In the listing below, locate the lines that hold "this" and copy them.

********************

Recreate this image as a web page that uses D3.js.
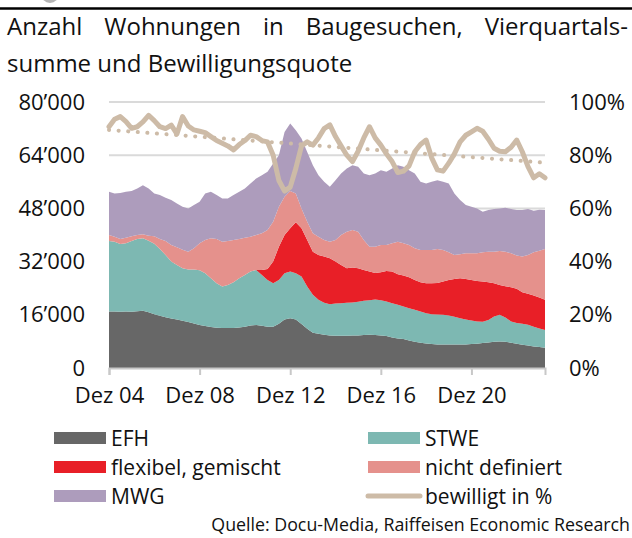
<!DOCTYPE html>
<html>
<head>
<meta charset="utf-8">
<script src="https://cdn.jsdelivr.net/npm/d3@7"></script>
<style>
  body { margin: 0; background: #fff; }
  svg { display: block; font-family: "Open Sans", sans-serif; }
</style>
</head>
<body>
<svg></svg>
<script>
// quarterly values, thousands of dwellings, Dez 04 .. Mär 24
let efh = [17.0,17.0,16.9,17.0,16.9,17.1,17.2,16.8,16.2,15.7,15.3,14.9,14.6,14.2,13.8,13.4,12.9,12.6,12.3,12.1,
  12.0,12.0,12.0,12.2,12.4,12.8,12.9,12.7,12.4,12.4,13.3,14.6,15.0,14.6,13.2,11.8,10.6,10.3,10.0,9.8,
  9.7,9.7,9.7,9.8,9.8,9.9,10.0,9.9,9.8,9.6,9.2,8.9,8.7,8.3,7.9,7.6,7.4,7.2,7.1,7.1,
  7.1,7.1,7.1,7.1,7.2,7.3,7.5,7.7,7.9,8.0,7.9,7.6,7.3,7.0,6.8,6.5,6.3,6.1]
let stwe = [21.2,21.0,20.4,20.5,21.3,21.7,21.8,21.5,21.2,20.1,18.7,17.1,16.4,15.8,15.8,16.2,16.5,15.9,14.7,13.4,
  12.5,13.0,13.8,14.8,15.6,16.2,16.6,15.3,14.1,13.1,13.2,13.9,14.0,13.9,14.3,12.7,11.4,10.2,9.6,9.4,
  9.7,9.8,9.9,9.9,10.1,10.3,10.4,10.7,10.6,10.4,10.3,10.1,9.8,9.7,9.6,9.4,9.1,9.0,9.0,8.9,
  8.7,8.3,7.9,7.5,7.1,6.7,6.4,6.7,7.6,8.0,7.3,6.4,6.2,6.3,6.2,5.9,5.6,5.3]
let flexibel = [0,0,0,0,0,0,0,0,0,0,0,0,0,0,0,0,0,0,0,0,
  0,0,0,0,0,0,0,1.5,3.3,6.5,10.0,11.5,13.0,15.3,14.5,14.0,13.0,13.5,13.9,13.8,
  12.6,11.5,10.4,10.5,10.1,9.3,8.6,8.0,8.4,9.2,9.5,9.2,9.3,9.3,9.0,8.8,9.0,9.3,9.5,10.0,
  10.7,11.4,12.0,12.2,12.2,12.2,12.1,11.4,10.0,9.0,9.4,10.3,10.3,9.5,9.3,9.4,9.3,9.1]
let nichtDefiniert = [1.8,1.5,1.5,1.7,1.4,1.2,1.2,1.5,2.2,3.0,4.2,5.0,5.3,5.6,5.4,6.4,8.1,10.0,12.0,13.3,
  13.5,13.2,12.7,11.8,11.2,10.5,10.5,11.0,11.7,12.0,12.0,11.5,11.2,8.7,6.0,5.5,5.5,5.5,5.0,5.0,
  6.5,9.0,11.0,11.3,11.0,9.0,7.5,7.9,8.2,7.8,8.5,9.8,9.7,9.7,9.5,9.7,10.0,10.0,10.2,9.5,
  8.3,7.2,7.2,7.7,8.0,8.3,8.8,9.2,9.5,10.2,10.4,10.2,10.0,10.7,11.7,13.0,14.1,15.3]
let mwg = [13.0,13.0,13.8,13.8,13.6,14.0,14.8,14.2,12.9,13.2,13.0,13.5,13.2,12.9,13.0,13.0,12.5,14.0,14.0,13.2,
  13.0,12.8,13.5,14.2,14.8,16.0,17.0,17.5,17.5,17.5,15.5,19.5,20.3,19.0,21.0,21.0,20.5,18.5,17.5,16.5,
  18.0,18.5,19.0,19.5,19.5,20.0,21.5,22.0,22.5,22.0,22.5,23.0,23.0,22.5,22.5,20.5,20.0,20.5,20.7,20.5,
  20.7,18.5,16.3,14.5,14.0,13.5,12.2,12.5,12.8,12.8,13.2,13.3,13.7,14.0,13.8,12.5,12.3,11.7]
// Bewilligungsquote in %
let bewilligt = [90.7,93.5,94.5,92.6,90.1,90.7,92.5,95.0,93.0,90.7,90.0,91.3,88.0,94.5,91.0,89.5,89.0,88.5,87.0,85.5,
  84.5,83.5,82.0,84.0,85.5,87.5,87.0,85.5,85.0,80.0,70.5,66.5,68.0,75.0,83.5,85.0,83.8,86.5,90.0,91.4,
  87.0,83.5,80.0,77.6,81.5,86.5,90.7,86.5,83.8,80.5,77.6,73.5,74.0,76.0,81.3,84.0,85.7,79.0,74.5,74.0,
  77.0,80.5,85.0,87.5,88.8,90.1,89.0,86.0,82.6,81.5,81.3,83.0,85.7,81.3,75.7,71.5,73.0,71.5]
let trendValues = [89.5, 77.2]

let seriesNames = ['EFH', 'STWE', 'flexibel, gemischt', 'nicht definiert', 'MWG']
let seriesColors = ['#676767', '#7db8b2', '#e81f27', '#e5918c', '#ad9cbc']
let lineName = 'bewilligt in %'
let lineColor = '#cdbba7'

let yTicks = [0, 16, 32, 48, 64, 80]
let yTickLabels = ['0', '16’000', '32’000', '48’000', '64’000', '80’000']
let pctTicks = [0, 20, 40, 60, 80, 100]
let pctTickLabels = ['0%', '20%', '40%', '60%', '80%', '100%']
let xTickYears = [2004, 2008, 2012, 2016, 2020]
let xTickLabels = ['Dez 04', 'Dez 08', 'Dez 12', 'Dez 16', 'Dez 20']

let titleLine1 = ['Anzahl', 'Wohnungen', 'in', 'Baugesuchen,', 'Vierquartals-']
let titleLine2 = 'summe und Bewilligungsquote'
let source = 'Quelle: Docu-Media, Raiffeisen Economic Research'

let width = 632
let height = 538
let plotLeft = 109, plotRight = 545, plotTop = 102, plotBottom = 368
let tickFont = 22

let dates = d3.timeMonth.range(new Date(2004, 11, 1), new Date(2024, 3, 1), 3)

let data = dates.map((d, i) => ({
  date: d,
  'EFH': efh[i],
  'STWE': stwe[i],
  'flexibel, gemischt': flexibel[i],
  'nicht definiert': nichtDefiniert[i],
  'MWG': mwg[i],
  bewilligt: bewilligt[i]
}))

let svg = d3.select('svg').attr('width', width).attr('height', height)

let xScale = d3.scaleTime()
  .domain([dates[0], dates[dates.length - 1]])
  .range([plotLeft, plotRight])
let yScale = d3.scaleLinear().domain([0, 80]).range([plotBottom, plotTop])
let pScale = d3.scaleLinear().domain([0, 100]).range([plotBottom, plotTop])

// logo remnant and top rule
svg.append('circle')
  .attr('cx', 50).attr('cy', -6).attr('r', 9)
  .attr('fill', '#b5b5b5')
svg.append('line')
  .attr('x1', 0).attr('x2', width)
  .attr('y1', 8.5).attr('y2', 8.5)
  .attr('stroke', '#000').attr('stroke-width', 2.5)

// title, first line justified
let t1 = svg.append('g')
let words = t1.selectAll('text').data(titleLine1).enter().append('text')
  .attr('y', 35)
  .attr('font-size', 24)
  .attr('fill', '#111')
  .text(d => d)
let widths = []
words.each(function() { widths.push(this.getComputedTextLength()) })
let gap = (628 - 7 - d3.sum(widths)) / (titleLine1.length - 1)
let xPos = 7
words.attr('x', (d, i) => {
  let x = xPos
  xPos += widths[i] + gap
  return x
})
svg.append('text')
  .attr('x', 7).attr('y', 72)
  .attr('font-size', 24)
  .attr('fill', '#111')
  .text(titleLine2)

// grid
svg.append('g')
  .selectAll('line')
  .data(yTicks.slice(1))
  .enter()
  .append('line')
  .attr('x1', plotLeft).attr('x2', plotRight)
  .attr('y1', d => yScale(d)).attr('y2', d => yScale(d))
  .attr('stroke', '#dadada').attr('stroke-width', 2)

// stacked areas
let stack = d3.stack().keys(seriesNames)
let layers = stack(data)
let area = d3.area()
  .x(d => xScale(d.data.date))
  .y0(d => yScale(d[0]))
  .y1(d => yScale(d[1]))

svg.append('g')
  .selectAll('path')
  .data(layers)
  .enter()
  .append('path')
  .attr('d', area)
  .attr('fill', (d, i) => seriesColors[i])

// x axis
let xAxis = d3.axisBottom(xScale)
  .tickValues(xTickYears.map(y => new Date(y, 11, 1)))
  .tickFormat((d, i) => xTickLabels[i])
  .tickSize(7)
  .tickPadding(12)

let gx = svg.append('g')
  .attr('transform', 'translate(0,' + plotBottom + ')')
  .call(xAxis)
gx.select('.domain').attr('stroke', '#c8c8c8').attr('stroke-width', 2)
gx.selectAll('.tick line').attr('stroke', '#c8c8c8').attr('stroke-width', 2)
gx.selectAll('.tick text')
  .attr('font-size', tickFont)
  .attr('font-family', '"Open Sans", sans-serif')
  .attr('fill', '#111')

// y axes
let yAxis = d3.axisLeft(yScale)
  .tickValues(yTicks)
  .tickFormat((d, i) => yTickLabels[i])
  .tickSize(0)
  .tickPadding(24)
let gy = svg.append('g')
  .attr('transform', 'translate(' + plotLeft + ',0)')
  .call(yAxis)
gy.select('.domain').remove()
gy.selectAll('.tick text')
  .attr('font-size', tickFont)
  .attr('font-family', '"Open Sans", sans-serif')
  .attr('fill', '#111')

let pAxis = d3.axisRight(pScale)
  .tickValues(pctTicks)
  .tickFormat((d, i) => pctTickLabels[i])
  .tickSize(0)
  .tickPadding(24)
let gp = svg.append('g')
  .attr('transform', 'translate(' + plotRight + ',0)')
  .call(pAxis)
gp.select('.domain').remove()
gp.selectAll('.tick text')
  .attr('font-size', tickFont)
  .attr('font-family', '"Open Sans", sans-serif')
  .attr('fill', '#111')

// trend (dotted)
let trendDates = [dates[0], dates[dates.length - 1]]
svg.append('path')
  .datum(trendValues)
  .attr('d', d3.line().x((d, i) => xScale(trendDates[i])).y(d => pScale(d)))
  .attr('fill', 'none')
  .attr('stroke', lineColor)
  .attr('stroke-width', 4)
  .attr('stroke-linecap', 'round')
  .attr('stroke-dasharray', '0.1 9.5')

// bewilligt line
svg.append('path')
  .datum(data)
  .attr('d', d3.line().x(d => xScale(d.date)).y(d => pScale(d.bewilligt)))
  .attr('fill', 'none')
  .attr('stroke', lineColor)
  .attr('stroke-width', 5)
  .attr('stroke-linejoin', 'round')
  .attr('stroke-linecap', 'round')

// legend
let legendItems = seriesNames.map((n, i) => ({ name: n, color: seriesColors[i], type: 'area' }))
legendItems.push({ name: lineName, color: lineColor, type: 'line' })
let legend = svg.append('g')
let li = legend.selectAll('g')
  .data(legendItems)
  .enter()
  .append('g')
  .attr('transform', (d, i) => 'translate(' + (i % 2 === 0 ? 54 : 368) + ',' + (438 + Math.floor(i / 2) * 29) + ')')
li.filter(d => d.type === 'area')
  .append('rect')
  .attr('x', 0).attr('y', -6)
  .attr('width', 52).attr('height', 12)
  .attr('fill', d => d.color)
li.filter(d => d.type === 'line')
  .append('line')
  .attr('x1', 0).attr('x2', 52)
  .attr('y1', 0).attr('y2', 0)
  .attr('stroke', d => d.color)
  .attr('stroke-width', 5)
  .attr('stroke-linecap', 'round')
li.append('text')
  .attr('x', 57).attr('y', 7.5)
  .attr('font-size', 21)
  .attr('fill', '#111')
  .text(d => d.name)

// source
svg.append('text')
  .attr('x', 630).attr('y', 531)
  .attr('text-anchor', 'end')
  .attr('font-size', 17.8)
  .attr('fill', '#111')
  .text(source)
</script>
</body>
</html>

********************

| Completed task |
Recreate this image as a web page that uses D3.js.
words.each(function() { widths.push(this.getComputedTextLength()) })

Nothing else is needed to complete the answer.